4. Brush up on your email etiquette. Now that I’ve discovered the freedom in stepping away from my computer, I try to only send concise, to-the-point, engaging emails. I don’t want to clog up anyone else’s inbox, and neither should you.

5. When time is precious, surf with purpose. Know what you are looking for on the Internet, and step away from the computer, or re-direct yourself if you find that you’re falling down the rabbit hole and getting distracted. It’s so easy to get off-task online – it’s like a candy store that knows exactly what you’re craving. Be aware that you’re being lured in, and be proactive so that your time can be spent the way you want it to.

6. Set time limits.  This one is nabbed from the fertile brain of Tim Ferris (who couldn’t do so many awesome things if he spent all his time in front of a screen) – check your email only at certain times during the day, and set a timer. Prioritize your responses and get to the rest next time. Tim even suggests you set an auto-reply message alerting people to the fact that you will only be checking your email during certain times, so that they begin to ease up on pressuring you for a response. It works. I swear by it.

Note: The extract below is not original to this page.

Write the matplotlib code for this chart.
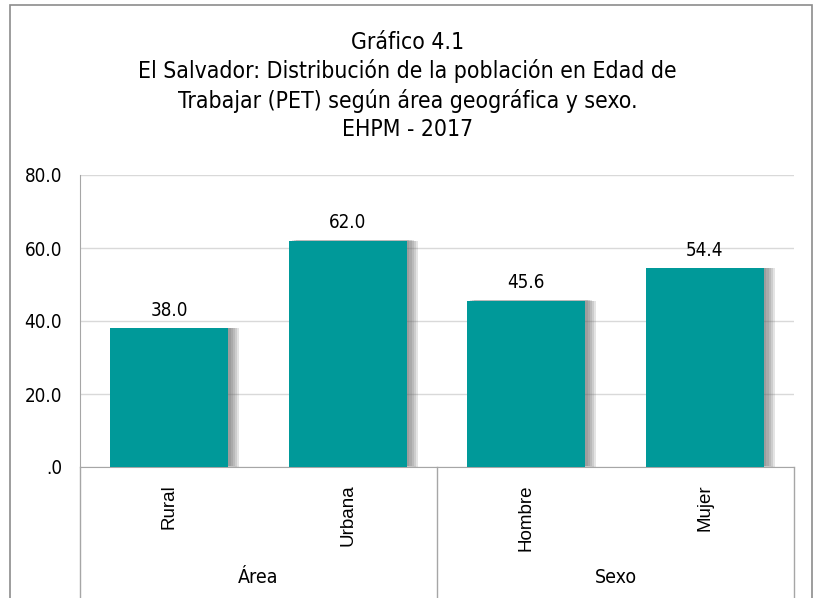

As you look forward to the weekend, challenge yourself to cut down on screen time. Only read the blogs you love (like this one!), don’t be lured into losing hours of your life to a screen, enjoy the fresh air, a cozy fire, playing with your kids and just try to be more in the real, physical world. I can attest to this being a wonderful revelation.

(True Playboy Mommy confession: As I type this, my dear mother who is sitting with Noodle so I can have a writing day is playing with him on her iPad. He can completely use it on his own and he’s not yet 15 months old. We’ve given grandparents the right to utilize educational screen time to help manage wily kids. Let’s face it, we’re only human!)